Monty Python's Terry Jones and his Welsh roots
- Published
It was fitting that Terry Jones's last public appearance was to receive an outstanding contribution to television and film award from Bafta Cymru back in Wales.
Accompanied by his son Bill, he was given a standing ovation in Cardiff after being presented with the award by Monty Python co-star Michael Palin in October 2016.
It was only a few weeks after he announced he had a severe variant of dementia.
The actor, director, writer and popular historian - born in Colwyn Bay in February 1942 - always had his heart in Wales, despite leaving as a boy.
In later life, Jones took a keen interest in the fortunes of his home town's Victorian theatre, becoming its patron and officially re-opened Theatr Colwyn in 2011 after a £738,000 refurbishment.
He said: "Theatr Colwyn means a lot to me because my grandfather [William Newnes] conducted the orchestra for the Colwyn Bay Operatic Society there and my mother and uncle both trod the boards on that very stage.
"This is a beautiful theatre, the oldest working cinema in the UK - it's an important thing to have in a community like this, you need a centre, a place for people to go."
Thanks to a BBC Wales programme, he traced his family back on his father's side to 1760, with ancestors working in lead mines and his great-grandmother a servant for the Mostyn family.
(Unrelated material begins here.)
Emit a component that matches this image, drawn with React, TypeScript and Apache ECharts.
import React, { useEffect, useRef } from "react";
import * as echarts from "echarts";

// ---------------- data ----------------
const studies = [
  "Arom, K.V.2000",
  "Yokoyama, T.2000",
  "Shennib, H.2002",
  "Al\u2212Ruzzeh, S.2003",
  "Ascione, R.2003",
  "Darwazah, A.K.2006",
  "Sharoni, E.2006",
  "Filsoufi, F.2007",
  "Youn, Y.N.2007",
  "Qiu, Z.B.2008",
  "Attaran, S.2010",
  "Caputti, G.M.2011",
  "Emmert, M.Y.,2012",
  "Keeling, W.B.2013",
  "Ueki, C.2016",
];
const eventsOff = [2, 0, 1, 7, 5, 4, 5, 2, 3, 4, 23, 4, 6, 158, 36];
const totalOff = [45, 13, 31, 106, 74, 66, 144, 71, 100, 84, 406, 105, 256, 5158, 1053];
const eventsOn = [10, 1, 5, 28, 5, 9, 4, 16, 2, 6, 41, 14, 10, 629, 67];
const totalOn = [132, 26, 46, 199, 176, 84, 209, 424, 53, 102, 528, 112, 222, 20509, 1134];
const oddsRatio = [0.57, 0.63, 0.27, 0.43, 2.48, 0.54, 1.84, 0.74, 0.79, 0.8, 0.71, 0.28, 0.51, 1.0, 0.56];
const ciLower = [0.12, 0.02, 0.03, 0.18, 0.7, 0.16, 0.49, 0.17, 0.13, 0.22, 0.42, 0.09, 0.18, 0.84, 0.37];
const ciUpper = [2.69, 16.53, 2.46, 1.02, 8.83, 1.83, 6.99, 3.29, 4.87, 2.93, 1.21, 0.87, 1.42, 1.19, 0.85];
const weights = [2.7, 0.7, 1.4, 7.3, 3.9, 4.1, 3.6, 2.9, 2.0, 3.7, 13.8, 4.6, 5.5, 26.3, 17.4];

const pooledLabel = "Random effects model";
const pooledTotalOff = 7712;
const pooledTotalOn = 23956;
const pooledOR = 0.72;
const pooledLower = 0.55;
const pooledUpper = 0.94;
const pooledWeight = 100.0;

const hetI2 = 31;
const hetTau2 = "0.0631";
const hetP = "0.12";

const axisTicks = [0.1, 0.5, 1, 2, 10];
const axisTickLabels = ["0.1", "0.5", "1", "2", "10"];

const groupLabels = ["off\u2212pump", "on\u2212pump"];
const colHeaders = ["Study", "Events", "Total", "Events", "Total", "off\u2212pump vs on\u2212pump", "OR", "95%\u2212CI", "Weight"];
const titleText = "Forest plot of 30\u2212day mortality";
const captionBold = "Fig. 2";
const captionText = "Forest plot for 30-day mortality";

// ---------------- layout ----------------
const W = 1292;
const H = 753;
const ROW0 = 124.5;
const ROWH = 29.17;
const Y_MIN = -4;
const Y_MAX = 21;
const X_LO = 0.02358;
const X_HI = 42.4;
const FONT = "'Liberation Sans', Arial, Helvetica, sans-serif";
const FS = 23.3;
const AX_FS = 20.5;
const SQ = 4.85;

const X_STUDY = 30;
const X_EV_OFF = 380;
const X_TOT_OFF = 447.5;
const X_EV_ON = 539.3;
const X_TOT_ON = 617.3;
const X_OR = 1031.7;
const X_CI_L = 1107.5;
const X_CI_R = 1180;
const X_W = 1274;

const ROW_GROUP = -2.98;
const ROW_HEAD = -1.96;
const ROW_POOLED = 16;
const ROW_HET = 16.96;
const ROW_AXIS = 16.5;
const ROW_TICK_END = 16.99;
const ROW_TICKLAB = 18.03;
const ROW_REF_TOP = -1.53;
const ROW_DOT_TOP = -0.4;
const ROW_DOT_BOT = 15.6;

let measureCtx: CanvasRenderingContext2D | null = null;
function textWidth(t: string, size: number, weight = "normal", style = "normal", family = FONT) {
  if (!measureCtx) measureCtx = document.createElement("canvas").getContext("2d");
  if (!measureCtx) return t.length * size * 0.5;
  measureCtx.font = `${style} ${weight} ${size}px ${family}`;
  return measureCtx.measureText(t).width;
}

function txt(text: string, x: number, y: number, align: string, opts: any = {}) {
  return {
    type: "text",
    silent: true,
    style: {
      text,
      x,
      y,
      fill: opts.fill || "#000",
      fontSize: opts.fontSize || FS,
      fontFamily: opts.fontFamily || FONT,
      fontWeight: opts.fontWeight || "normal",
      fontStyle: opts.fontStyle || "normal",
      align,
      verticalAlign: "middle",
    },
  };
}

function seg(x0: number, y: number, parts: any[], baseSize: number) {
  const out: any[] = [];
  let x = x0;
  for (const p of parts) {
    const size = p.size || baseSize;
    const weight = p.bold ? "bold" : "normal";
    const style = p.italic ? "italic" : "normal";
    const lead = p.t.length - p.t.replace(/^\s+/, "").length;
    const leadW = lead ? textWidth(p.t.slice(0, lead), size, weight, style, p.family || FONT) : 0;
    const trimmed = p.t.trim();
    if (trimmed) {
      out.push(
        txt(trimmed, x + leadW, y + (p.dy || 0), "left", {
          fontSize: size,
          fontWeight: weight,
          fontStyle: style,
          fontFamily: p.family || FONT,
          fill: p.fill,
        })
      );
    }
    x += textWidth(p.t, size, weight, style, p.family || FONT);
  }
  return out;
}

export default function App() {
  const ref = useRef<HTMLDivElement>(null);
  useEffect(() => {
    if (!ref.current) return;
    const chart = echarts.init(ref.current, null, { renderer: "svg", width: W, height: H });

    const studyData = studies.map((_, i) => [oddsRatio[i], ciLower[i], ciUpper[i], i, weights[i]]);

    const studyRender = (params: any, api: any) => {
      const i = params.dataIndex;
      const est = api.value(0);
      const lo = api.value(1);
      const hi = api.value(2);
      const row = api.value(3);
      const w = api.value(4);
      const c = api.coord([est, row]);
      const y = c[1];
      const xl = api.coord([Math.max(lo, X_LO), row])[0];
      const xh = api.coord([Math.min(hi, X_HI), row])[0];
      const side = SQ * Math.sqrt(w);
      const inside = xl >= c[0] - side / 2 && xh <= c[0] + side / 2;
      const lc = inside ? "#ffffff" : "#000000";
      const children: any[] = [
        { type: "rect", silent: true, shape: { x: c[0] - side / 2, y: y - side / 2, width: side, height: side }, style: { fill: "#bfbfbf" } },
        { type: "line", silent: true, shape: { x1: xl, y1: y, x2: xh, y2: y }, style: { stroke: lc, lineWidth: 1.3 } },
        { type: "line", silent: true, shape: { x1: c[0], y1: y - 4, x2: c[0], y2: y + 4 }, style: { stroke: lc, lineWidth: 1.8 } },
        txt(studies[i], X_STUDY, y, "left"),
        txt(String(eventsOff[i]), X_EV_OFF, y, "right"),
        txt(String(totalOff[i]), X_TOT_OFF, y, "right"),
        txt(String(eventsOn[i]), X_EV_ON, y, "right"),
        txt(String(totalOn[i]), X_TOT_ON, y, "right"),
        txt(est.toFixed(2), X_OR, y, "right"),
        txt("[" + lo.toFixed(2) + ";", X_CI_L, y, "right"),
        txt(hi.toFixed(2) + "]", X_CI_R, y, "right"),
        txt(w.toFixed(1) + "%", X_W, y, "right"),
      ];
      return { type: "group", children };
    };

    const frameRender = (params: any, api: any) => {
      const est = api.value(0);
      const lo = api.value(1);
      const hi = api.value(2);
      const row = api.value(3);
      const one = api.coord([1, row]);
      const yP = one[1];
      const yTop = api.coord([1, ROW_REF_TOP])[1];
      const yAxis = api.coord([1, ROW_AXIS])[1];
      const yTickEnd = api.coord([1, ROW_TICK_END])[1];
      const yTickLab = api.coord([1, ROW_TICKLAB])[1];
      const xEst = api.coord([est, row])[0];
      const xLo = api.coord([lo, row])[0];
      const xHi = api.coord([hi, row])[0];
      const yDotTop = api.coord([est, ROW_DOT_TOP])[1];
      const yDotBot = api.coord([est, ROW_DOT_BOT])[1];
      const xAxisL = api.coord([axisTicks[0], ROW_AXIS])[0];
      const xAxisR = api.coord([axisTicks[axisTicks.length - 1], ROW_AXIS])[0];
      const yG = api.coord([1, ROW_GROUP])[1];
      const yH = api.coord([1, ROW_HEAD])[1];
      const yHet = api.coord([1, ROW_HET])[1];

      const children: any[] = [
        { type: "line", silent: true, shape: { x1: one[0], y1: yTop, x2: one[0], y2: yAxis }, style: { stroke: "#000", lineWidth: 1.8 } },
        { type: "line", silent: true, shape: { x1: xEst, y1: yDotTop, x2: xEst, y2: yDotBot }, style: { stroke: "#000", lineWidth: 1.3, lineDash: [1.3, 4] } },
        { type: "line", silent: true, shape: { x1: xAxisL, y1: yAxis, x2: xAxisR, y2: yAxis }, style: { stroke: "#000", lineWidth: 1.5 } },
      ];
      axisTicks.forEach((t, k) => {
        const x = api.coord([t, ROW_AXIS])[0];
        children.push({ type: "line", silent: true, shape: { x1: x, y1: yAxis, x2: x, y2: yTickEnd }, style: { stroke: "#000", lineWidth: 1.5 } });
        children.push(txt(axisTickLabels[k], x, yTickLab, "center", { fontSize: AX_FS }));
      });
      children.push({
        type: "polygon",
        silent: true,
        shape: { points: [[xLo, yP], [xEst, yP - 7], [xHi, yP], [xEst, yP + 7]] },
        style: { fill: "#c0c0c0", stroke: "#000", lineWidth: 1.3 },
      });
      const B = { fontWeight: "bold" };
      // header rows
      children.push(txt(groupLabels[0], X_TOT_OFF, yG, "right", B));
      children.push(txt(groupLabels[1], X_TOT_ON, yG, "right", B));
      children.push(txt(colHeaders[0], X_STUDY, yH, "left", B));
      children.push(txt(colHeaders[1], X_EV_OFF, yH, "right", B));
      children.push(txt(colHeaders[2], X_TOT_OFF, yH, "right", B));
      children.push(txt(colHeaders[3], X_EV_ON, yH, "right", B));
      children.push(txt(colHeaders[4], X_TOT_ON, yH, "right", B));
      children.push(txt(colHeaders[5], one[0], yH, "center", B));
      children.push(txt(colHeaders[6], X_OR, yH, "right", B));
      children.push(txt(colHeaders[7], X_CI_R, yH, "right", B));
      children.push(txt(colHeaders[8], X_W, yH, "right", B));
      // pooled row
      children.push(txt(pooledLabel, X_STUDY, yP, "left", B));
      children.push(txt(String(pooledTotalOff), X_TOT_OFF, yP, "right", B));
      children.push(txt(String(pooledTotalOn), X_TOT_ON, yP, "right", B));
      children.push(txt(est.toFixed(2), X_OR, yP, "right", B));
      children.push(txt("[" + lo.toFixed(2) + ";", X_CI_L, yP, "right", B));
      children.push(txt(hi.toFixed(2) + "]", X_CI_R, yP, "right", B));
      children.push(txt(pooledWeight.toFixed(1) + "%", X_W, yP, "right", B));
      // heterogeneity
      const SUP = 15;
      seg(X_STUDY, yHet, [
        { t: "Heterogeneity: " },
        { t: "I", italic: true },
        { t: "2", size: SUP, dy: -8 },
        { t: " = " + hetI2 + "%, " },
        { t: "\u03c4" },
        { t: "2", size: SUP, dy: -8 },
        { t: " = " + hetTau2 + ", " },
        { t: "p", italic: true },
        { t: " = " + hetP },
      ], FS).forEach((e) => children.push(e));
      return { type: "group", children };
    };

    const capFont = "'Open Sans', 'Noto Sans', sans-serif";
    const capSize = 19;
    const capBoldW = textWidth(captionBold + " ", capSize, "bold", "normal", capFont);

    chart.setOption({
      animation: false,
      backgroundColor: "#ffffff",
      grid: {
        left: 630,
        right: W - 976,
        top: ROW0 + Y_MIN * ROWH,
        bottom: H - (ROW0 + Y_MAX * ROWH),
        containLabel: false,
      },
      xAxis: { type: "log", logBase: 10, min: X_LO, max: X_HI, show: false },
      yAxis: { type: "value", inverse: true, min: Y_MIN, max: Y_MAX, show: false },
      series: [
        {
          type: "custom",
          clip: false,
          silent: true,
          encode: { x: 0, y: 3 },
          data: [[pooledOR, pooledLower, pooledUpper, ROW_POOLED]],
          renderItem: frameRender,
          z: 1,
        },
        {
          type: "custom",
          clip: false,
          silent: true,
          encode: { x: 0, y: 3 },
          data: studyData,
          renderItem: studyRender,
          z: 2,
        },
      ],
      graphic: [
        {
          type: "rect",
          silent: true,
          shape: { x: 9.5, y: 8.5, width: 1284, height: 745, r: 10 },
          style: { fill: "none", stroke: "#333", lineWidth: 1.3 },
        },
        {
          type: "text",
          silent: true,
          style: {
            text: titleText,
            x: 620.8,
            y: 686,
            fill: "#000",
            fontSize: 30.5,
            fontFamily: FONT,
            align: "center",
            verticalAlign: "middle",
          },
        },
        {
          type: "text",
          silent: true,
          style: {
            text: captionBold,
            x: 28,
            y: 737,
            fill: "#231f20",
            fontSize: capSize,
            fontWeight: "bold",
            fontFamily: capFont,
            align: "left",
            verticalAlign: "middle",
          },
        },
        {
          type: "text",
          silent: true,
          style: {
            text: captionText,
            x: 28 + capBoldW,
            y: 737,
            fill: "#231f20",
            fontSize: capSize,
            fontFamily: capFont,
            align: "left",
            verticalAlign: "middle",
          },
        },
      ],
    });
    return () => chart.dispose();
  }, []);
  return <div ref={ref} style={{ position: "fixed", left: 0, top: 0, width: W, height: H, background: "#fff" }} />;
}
His great-grandfather was a Methodist minister.
Jones's wartime memories included being taken to a field near the family home in Dolwen Road during the war by his brother.
"He told me that a bear lived in the brook at the end of it so I ran home and didn't dare go back," he said. "I can also remember the thrill of seeing a tank driving up the road with these enormous searchlights."
He met his father - a bank clerk - for the first time on the platform of Colwyn Bay railway station when he returned from India after serving with the RAF during World War Two.
He said he always felt "very Welsh" despite his mother being from Bolton and his parents moving to Claygate in Surrey when he was five years old.
"I bitterly didn't want to leave and hated being transported to the London suburbs," he recalled. "I always regretted that and was always saying 'I'm Welsh'."
Jones's work was not always appreciated in every part of Wales. Monty Python's Life Of Brian - the controversial 1979 film which Jones directed and appeared in - was banned in some towns over claims it was blasphemous for its parody of the life of Jesus Christ.
Jones called it "excellent publicity".
"I think it's popular because it is banned - that's the real reason. But it's wonderful to see it is popular," he added.
Jones and Palin attended a special 30th anniversary charity screening of the film in Aberystwyth , external- where it wasn't shown until 1981 - when the town's mayor was Sue Jones-Davies, who played Brian's girlfriend.
No problem with his 1981 children's book Fairy Tales, which was adapted for the stage as Silly Kings by National Theatre Wales in 2013.
Accompanying him to the Bafta Cymru ceremony for a final public farewell and acclaim, Palin - a friend since their Oxford University days - said Jones was "very Welsh in his attitudes, his passion, his energy and inventiveness".